How I’m Learning To Live With Being An Empath

How I’m Learning To Live With Being An Empath

About a month or two ago, I began self-identifying as an empath.

I always knew that I had strong empathy and compassion for the world around me, but I never realized quite how much the energies of the people around me affected my daily interactions and relationships with others. Now that I have come to identify as an empath, I am much more self-aware of my innate ability to make deep emotional connections with others.

As an empath, I absorb the emotions of the people around me without even consciously realizing that I am doing so. For example, if I spend a significant amount of time with someone who is angry and upset, I will begin to subconsciously adopt those feelings, even though I myself am neither angry nor upset. I become so immersed in the heated sentiments of the others that I can literally feel the emotions that they are experiencing as if they were my own.

In some situations, I view my empathetic ability as a helpful strength because I can truly understand where other people are coming from on an emotional level. Empaths generally lean more towards being the peacemakers in situations of conflict. Spaces that are full of tension and disharmony will give most empaths an uncomfortable feeling that will spur them to try to settle the disagreement as soon as possible.

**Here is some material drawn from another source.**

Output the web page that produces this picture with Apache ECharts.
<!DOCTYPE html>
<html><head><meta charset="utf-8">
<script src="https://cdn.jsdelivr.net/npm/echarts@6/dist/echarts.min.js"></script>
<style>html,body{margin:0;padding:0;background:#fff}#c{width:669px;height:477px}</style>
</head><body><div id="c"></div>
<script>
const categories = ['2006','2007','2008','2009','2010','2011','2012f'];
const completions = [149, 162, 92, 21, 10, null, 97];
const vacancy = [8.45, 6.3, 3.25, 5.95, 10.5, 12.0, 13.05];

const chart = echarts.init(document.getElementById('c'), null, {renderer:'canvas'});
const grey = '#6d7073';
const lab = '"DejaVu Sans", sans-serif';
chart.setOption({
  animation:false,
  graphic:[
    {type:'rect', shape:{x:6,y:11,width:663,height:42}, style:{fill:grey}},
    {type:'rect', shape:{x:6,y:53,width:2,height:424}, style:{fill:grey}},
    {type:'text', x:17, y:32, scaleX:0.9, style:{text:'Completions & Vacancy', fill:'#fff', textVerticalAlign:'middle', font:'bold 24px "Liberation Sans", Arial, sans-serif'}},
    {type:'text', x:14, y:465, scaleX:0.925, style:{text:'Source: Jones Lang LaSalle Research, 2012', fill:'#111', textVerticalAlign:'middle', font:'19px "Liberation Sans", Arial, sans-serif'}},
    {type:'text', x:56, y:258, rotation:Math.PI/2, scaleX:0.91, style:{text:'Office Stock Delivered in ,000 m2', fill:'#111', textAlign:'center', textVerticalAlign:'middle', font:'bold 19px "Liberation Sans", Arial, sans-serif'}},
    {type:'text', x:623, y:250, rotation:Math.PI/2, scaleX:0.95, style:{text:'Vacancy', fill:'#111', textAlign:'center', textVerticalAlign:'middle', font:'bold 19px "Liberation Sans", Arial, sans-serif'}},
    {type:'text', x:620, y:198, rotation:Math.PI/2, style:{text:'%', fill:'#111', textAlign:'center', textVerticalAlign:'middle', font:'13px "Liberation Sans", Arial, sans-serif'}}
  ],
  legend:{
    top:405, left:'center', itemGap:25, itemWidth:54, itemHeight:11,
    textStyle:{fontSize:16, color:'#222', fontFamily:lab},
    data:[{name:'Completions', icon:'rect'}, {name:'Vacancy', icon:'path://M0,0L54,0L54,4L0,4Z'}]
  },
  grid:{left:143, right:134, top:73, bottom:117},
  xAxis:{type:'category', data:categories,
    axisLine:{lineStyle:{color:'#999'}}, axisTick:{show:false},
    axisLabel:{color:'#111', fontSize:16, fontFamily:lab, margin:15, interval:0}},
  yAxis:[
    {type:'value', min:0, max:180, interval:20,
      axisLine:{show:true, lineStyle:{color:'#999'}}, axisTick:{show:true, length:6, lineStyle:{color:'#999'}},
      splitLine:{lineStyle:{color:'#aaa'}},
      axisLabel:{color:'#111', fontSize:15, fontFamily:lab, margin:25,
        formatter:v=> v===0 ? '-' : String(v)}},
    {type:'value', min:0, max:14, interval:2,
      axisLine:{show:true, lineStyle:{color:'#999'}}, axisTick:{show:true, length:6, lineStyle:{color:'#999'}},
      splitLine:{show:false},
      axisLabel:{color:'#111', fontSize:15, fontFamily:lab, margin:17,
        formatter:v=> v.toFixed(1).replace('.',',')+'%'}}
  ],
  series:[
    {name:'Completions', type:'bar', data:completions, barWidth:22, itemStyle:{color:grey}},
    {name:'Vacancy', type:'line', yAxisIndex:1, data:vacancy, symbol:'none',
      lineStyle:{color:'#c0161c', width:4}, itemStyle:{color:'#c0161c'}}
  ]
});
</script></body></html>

When I am in the middle of a confrontation between friends, my gut reaction is to mediate and to alleviate the situation right then and there. I hate walking around with feelings of dread or resentment hanging over my head, so I would rather address the situation in the moment rather than sit around and overthink it. In most circumstances, because I can comfortably understand the feelings of both parties involved in the conflict, I am able to find peace.

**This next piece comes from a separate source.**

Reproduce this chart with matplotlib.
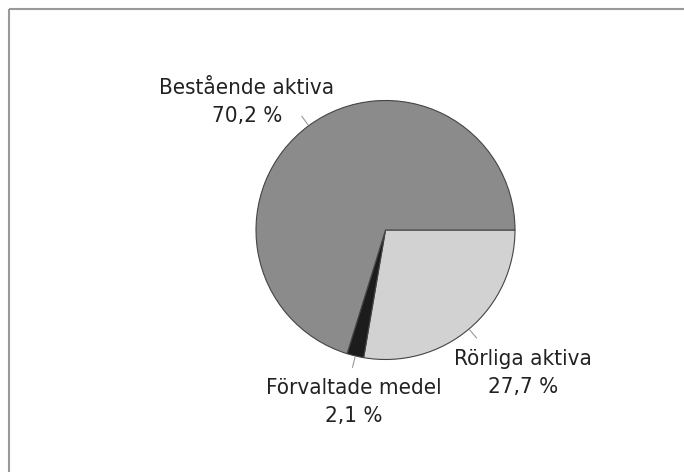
import matplotlib
matplotlib.use('Agg')
import matplotlib.pyplot as plt
import numpy as np

# Data (Swedish labels, clockwise from 3 o'clock)
labels = ['Rörliga aktiva', 'Förvaltade medel', 'Bestående aktiva']
shares = [27.7, 2.1, 70.2]
colors = ['#d2d2d2', '#1c1c1c', '#8b8b8b']

# label text positions in pixel coords (x, y from top)
label_pos = [(523, 373), (354, 401.5), (247, 102.5)]

W, H = 684, 472
CX, CY, R = 385.5, 230, 129.5

fig = plt.figure(figsize=(W / 100, H / 100), dpi=100)
ax = fig.add_axes([0, 0, 1, 1])

wedges, _ = ax.pie(shares, colors=colors, startangle=0, counterclock=False,
                   center=(CX, H - CY), radius=R,
                   wedgeprops=dict(edgecolor='#444', linewidth=0.8))

# pie() resets the limits, so set them afterwards
ax.set_xlim(0, W)
ax.set_ylim(0, H)
ax.set_aspect('equal')
ax.axis('off')

for w, lab, val, (tx, ty) in zip(wedges, labels, shares, label_pos):
    mid = np.deg2rad((w.theta1 + w.theta2) / 2)
    r0, r1 = R * 1.01, R * 1.09
    ax.plot([CX + r0 * np.cos(mid), CX + r1 * np.cos(mid)],
            [H - CY + r0 * np.sin(mid), H - CY + r1 * np.sin(mid)],
            color='#999', lw=0.8)
    txt = f'{lab}\n{val:.1f} %'.replace('.', ',')
    ax.text(tx, H - ty, txt, ha='center', va='center', fontsize=16,
            fontstretch='condensed', family='DejaVu Sans',
            color='#222', linespacing=1.5, multialignment='center')

# frame (top and left rule)
ax.plot([9, W], [H - 9, H - 9], color='#999', lw=1.5, solid_capstyle='butt')
ax.plot([9, 9], [H - 9, 0], color='#999', lw=1.5, solid_capstyle='butt')

fig.savefig('out.png', dpi=100, facecolor='white')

In other circumstances, I feel like my empathy almost becomes a weakness, because I am often overwhelmed by the emotions of others to the point of bottling up my own feelings and setting them aside, rather that working through them.

When I was younger, I was always able to anticipate when an embarrassing moment was about to happen to one of my favorite characters on TV shows. My heart would start racing as I fidgeted in my seat, wishing that I could call out to the characters to warn them of the inevitable humiliation that they would soon be experiencing.  I can distinctly remember hiding my face behind pillows from my couch whenever I knew that someone was about to enter an incredibly uncomfortable situation or make an awkward comment that would be off-putting to the other characters in the scenario.

I understood that the scenes I was witnessing unfold on TV were staged, scripted and completely fabricated. I knew that the actors were simply embodying and portraying the personalities and feelings of the characters that had been written for them. Yet, I couldn’t help but feel what I like to call “second-hand embarrassment” for these fictional characters.

Empaths as a group are known for being incredibly sensitive to TV, videos, movies, and news stories. I can’t even begin to count the amount of times that I have been physically brought to tears after watching any scene that depicts pain being inflicted on another person or on an animal. It’s very hard for me to understand how other people find joy in watching graphic torture scenes or emotional dramas. It deeply pains me to witness any instance of suffering, even if it is a contrived scenario from a movie. When I see an expression of cruelty towards others of any sort, be it physical or emotional, my stomach drops, my eyes water and I am hit with a wave of overwhelming sadness and sympathy pain. My empathy can become even more emotionally crippling when I am witnessing another person’s suffering firsthand. I become unable to separate myself and my emotions from the situation and I instantly am consumed with feelings of stress and anxiety.

I am still learning how to best utilize my empathetic nature to benefit myself and others. As I walk around and accumulate the karma, the emotions, and the energy from others, I can only hope that I am channeling my empathy in the most positive way possible.